Just before Airolo, our lunch spot, I noticed my right-side pedal felt a bit loose. A few minutes later its spring snapped. It's funny how this sort of thing generally waits until the start of a trip like this before happening. One in Airolo, Beppe and Alessio found a picknick spot while I went into the town's only bike business -which dealt in rentals only – and hoped they could help me out. It's not as though the mechanic didn't want to help me, but he was somehow pretty useless nevertheless. He had dozens of pedals, but none like the ones I had. What was even odder is that for all the pedals he had, he didn't have a single cleat to speak of, which clip pedals are all but useless without. Frustratingly, he seemed convinced he didn't have any cleats without even making the most cursory of searches. I asked about three times if he was sure and kept peering into his various bins of spare parts hoping I would catch a glimpse of something resembling a cleart, but unfortunately with no luck. In the end I bought his cheapest pair of conventionl pedals for CHF 15, and asked him to only mount the right-hand one- I'd keep my one still-functioning pedal on the bike. He then proceeded to remove the good pedal first before I repeated the request I had just made only moments before. As I said, a bit useless, but maybe not his fault – I was probably just pissed off more than anything.

I rejoined the others on some steps by the train station and scarfed down a couple of sandwiches before heading across the street to a Denner for an apple, bannana and bottle of coke. 30 minutes later, after reapplying sunscreen, we began the second leg of our day's journey: the remaining 24 kilometers and 1300m of climbing to Nufenen Pass.

The day had become hot and shade scarce. I was dripping sweat in no time. The sun beat down on our backs as we slowly turned the pedals. It's a rare state of mind one enters while cycling. The exertion is relentless, the moment you let up on the pedals you immediately lose momentum. You distract yourself with the stunning scenery, with music, with watching the mesmerizing motion of the pavement passing under your wheels. You become fascinated with watching your own shadow morph rhythmically, the passing flowers, passing gurgling streams.

Soon we rounded a bend and could see the pass, still mostly snow-covered, rising in the distance. Little flickers of light, the sun reflecting off motorists, could be seen among the glistening fields of old snow. It was still a ways to go. Another corner, another straightaway, burning muscles, dripping sweat, the refreshment of a brief gust of wind.

I dug out a mangled, partilly melted granola bar, tore the wrapper off with my teeth and stuffed it in my face.

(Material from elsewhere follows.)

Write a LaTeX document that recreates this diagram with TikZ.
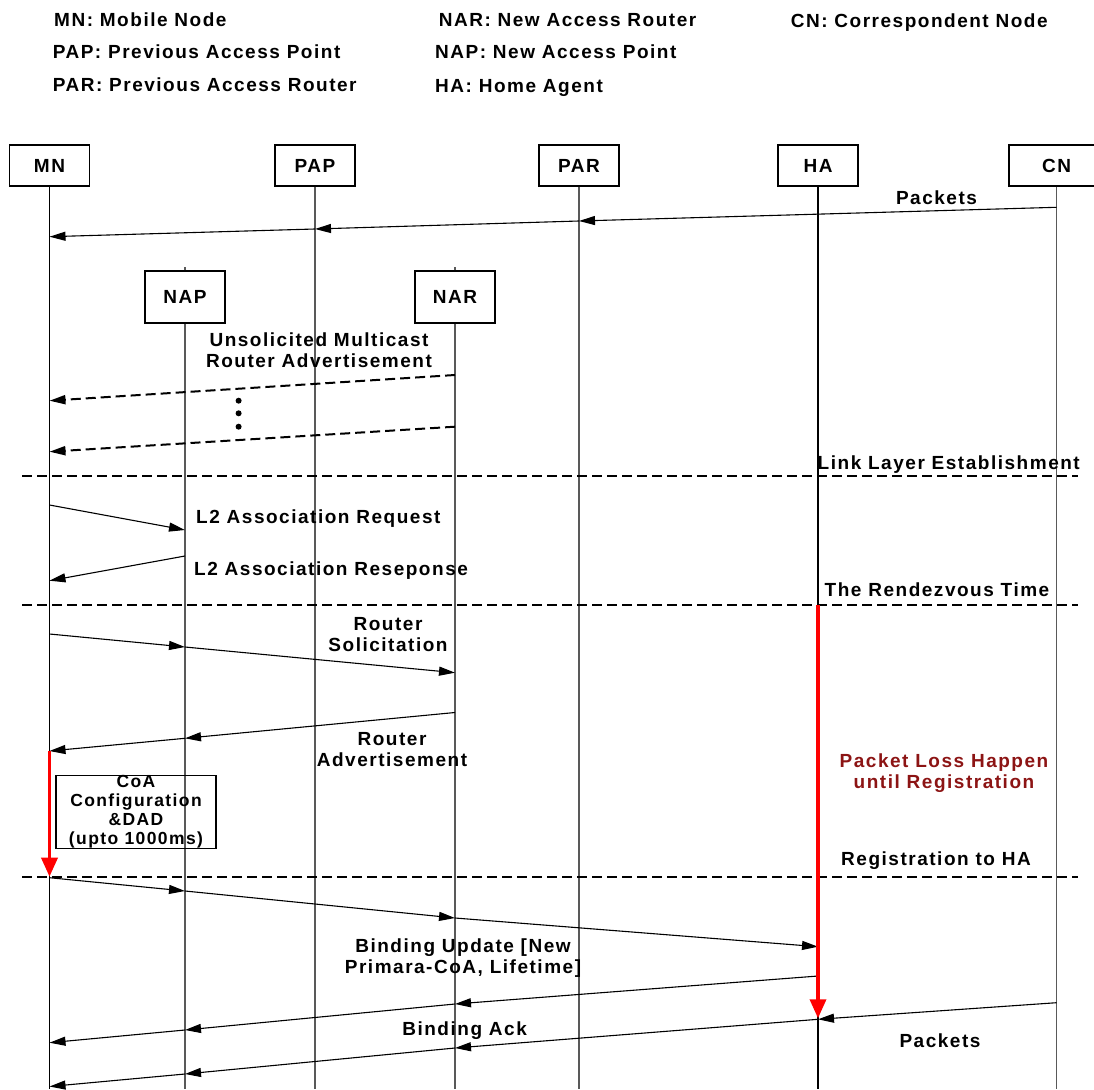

The grade steepend, I ran out of easier gears, and sat up for more torque. At 14.07 I rounded the last bend and passed the sticker littered Nufenen Pass sign.

We had started the day at 199m and here I was 107 kms later at 2478m. We had passed from the lushness of mid-summer back to a snow-covered alpine landscape.

 

In two days we will ascend much higher, of course, up to the endless winter. It is going to be amazing. As Tessin is a region I used to frequent for climbing while we were living closer by in the adjacent canton URI, today was a revisit to familiar ground. Tomorrow will be a journey into the unknown for me as I have never been beyond Visp – but don't tell anyone, I think that might be a punishable offence after 10 years' residence in Switzerland!!!